ブルームーン男爵

エッフェル塔~創造者の愛~のブルームーン男爵のレビュー・感想・評価

3.8
パリの有名なスポットのエッフェル塔。エッフェル塔を設計したのはギュスターブ・エッフェル。彼を主人公に、エッフェル塔が完成するまでの苦難と、結ばれなかった最愛の女性アドリエンヌへの愛情を交えながら描いている。

ラブストーリーの大部分が創作であるが、アドリエンヌは実在しており、婚約破棄されたことなども事実だそうだ。エッフェルの息子と、アドリエンヌの姪が結婚しているらしく、二人が再会していた可能性も高い。ただ他のレビュワーの方にもあるように、エッフェル塔建設の苦難よりも、創作ラブストーリーのウェイトが重い。エッフェル塔建設の苦難はご都合主義で流れていってしまった感がある。

ただ全体的に上質な雰囲気であるし、当時のブルジョワの暮らしぶりだったりもリアル(なお、よくみると手紙がチラっと映ったとき、アドリエンヌのミドルネームに”de”がついていたので貴族のよう)。

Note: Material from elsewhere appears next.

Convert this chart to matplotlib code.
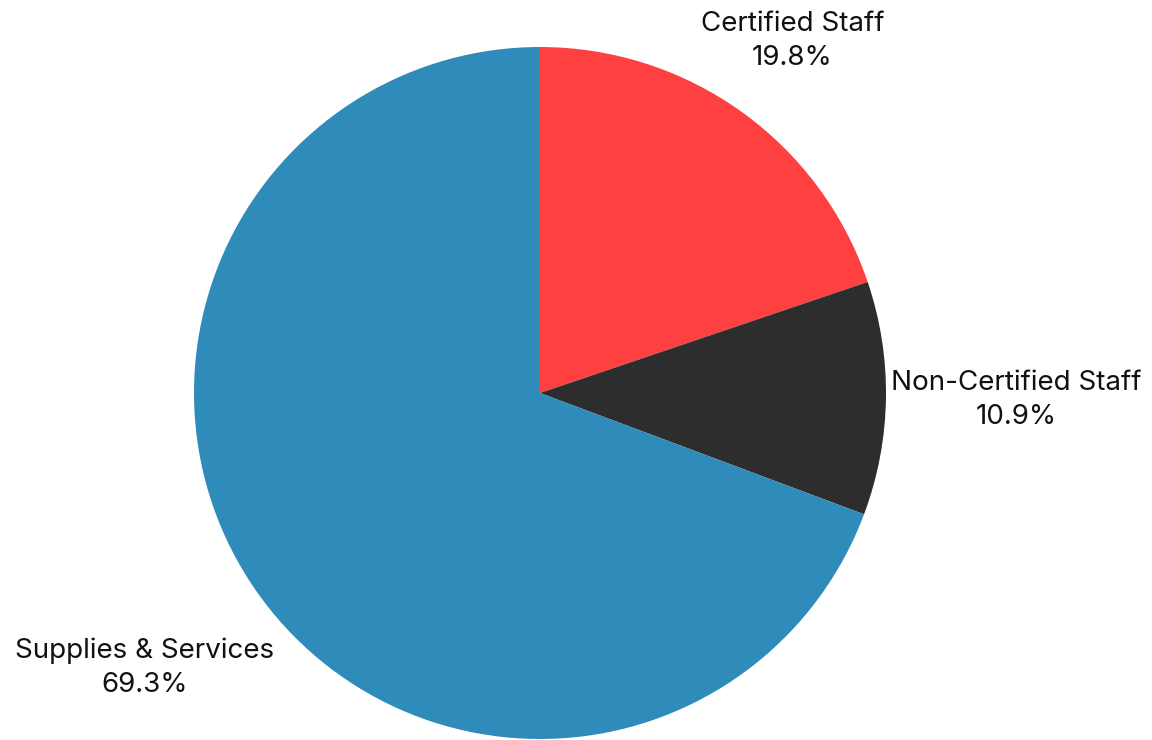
import numpy as np
import matplotlib
matplotlib.use("Agg")
import matplotlib.pyplot as plt

# Budget shares
categories = ["Certified Staff", "Non-Certified Staff", "Supplies & Services"]
shares = [19.8, 10.9, 69.3]
colors = ["#FF4040", "#2D2D2D", "#2E8BBA"]
label_dist = [1.252, 1.376, 1.391]

plt.rcParams['font.family'] = ['Inter', 'DejaVu Sans']

fig = plt.figure(figsize=(11.52, 7.4), dpi=100)
ax = fig.add_axes([0, 0, 1, 1])

radius_px = 346
cx, cy = 540, 740 - 393
wedges, _ = ax.pie(shares, colors=colors, startangle=90, counterclock=False,
                   radius=1, wedgeprops={'linewidth': 0})

for w, name, val, d in zip(wedges, categories, shares, label_dist):
    ang = np.deg2rad((w.theta1 + w.theta2) / 2)
    ax.text(d * np.cos(ang), d * np.sin(ang), f"{name}\n{val:.1f}%",
            ha='center', va='center', fontsize=20, linespacing=1.4,
            color='#111111')

ax.set_aspect('auto')
ax.set_xlim(-cx / radius_px, (1152 - cx) / radius_px)
ax.set_ylim(-cy / radius_px, (740 - cy) / radius_px)
ax.set_axis_off()

fig.savefig("out.png", dpi=100)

また、当時のフランスは普仏戦争でプロイセンに敗戦したことなどの歴史的背景も言及されているが、当時のフランスの置かれた立場も興味深い。パリ万国博覧会で国の威信にとってもエッフェル塔は重要だったのだ。しかし、映画でも描かれるが、エッフェル塔は当時、景観論争で酷評されていた。ここらへんの議論は京都の京都タワーの景観論争にも通じる。

東京タワーもエッフェル塔をオマージュしたものであり、日本人にもエッフェル塔は身近である。エッフェル塔とその設計者の秘話を垣間見える良作だと思う。エッフェル塔はアドリエンヌの頭文字の”A”の形に見えるというが、言われてその通りだ。エッフェルの思いが塔のデザインに反映されているのかもしれない。